An emerging parasite in Ontario goes by the name of Lungworm. While there are a few strands of lungworm, two of the most common are:

  1. Angiostrongylus vasorum  
  2. Crenosoma vulpis

We can thankfully say only the latter has been diagnosed in Ontario. Unlike its counterpart, Crenosoma vulpis has fewer detrimental consequences and is very easily treated.

More commonly known as Fox Lungworm, Crenosoma vulpis is quite prevalent in the Atlantic Provinces and has only recently been diagnosed in Ontario. As you can imagine based on its name, this parasite typically affects foxes; they are the ideal host this parasite is looking for. However, while not their first choice; Fox Lungworms will not turn down the lungs of dogs if given the chance.

Their life cycle requires multiple steps and species. It all begins with adult lungworms living in a dog’s bronchi. The females then produce eggs, which hatch into larvae. The larvae are coughed up the trachea, into the mouth and are swallowed by the dog. They then venture through the stomach and intestines and are eventually passed in feces. A slug or snail will then come along and snack on the feces, unbeknownst to them ingesting some larvae as well. The larvae will then develop further inside the snail. A dog will then come along and eat the snail, or something that the snail has crawled over as the larvae can be excreted in the snail’s slime trail. After being swallowed, the larvae will go to the stomach, penetrate through the stomach wall, enter the bloodstream and migrate to the bronchi, where they mature into adults.

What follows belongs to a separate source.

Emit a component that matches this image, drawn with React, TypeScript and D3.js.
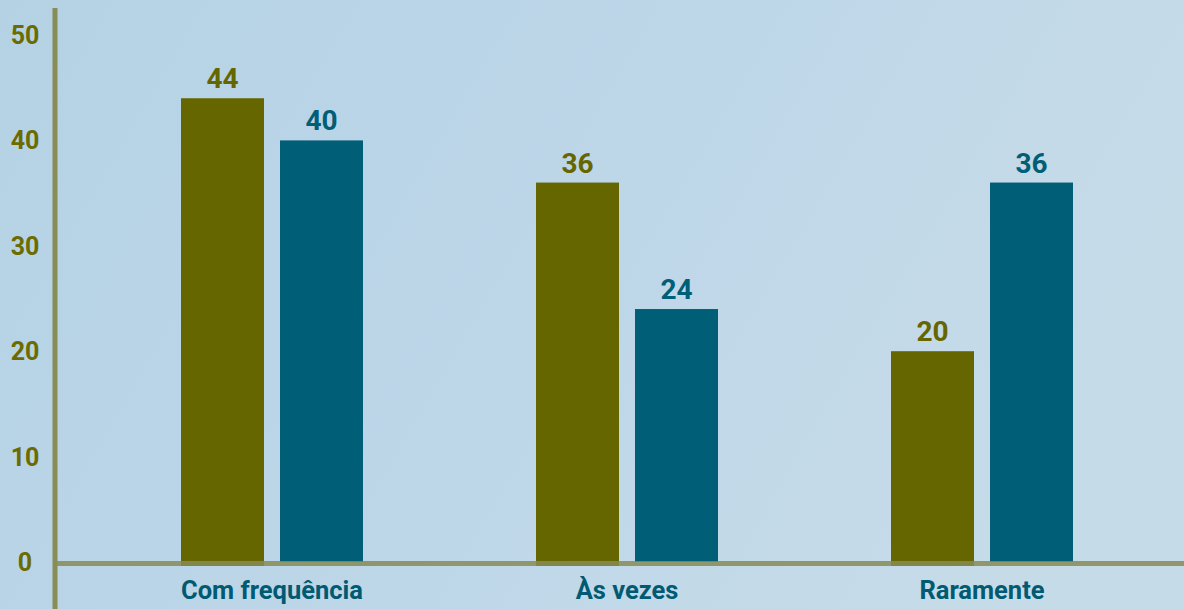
import React from "react";
import * as d3 from "d3";

const categories = ["Com frequência", "Às vezes", "Raramente"];
const seriesKeys = ["serieA", "serieB"];
const seriesA = [44, 36, 20];
const seriesB = [40, 24, 36];
const yTicks = [0, 10, 20, 30, 40, 50];

const W = 1184;
const H = 609;
const colors = ["#666600", "#005e76"];

export default function App() {
  const x = d3.scalePoint<string>().domain(categories).range([272, 982]);
  const xs = d3.scaleBand<string>().domain(seriesKeys).range([-91, 91]).paddingInner(0.1616);
  const y = d3.scaleLinear().domain([0, 50]).range([562, 35]);
  const bw = xs.bandwidth();
  const series = [seriesA, seriesB];

  return (
    <svg width={W} height={H} style={{ position: "absolute", left: 0, top: 0 }} fontFamily="Roboto, 'DejaVu Sans', sans-serif">
      <defs>
        <linearGradient id="bg" x1="0" y1="0" x2="1" y2="0.3">
          <stop offset="0" stopColor="#b5d2e5" />
          <stop offset="0.5" stopColor="#bcd6e8" />
          <stop offset="1" stopColor="#c6dbe8" />
        </linearGradient>
      </defs>
      <rect x={0} y={0} width={W} height={H} fill="url(#bg)" />
      {yTicks.map((t) => (
        <text key={t} x={25} y={y(t)} dy="0.36em" textAnchor="middle" fontSize={25} fontWeight={700} fill="#6b6b00">
          {t}
        </text>
      ))}
      {categories.map((c, i) => (
        <g key={c} transform={`translate(${x(c)},0)`}>
          {seriesKeys.map((k, j) => {
            const v = series[j][i];
            const bx = xs(k)!;
            return (
              <g key={k}>
                <rect x={bx} y={y(v)} width={bw} height={y(0) - y(v) + (j === 0 ? 4 : 0)} fill={colors[j]} />
                <text x={bx + bw / 2} y={y(v) - 10} textAnchor="middle" fontSize={28} fontWeight={700} fill={colors[j]}>
                  {v}
                </text>
              </g>
            );
          })}
        </g>
      ))}
      <line x1={57} x2={W} y1={563.5} y2={563.5} stroke="#888c55" strokeWidth={5} opacity={0.85} />
      <line x1={55} x2={55} y1={8} y2={H} stroke="#888c55" strokeWidth={5} />
      {categories.map((c) => (
        <text key={c} x={x(c)} y={599} textAnchor="middle" fontSize={25.5} fontWeight={700} fill="#005a72">
          {c}
        </text>
      ))}
    </svg>
  );
}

All of these steps are required to complete the life cycle. Transmission can only occur from a snail, slug or slime trail, it cannot be passed from dog to dog. This parasite is not zoonotic, which means humans cannot serve as a host.

While residing in the bronchi, the parasite can cause inflammation, which can lead to a chronic cough. This is the most common clinical sign associated with the parasite, but it can also cause exercise intolerance and difficulty breathing.

You may have submitted your dog’s stool for a fecal test in the past; however, the routine test that diagnoses intestinal parasites will not catch lungworm. That particular test looks for the presence of eggs passed in the feces. As you now know, this parasite passes larvae in the feces, making a fecal floatation undiagnostic. The diagnosis of lungworm requires a specialty fecal test using the Baermann Technique. This technique is used exclusively for detecting larvae.

Once diagnosed, Fox Lungworm is very easily treated. An antiparasitic, such as Advantage Multi, will treat this parasite and in turn, the prognosis is very good. It is hard to say exactly how prevalent this parasite is in Ontario, as it is often underdiagnosed, or treated with a routine antiparasitic prior to clinical signs appearing. However, researchers are encouraging vet clinics to test for Fox Lungworm more often in chronically coughing dogs to get a better understanding of its impact here in Ontario.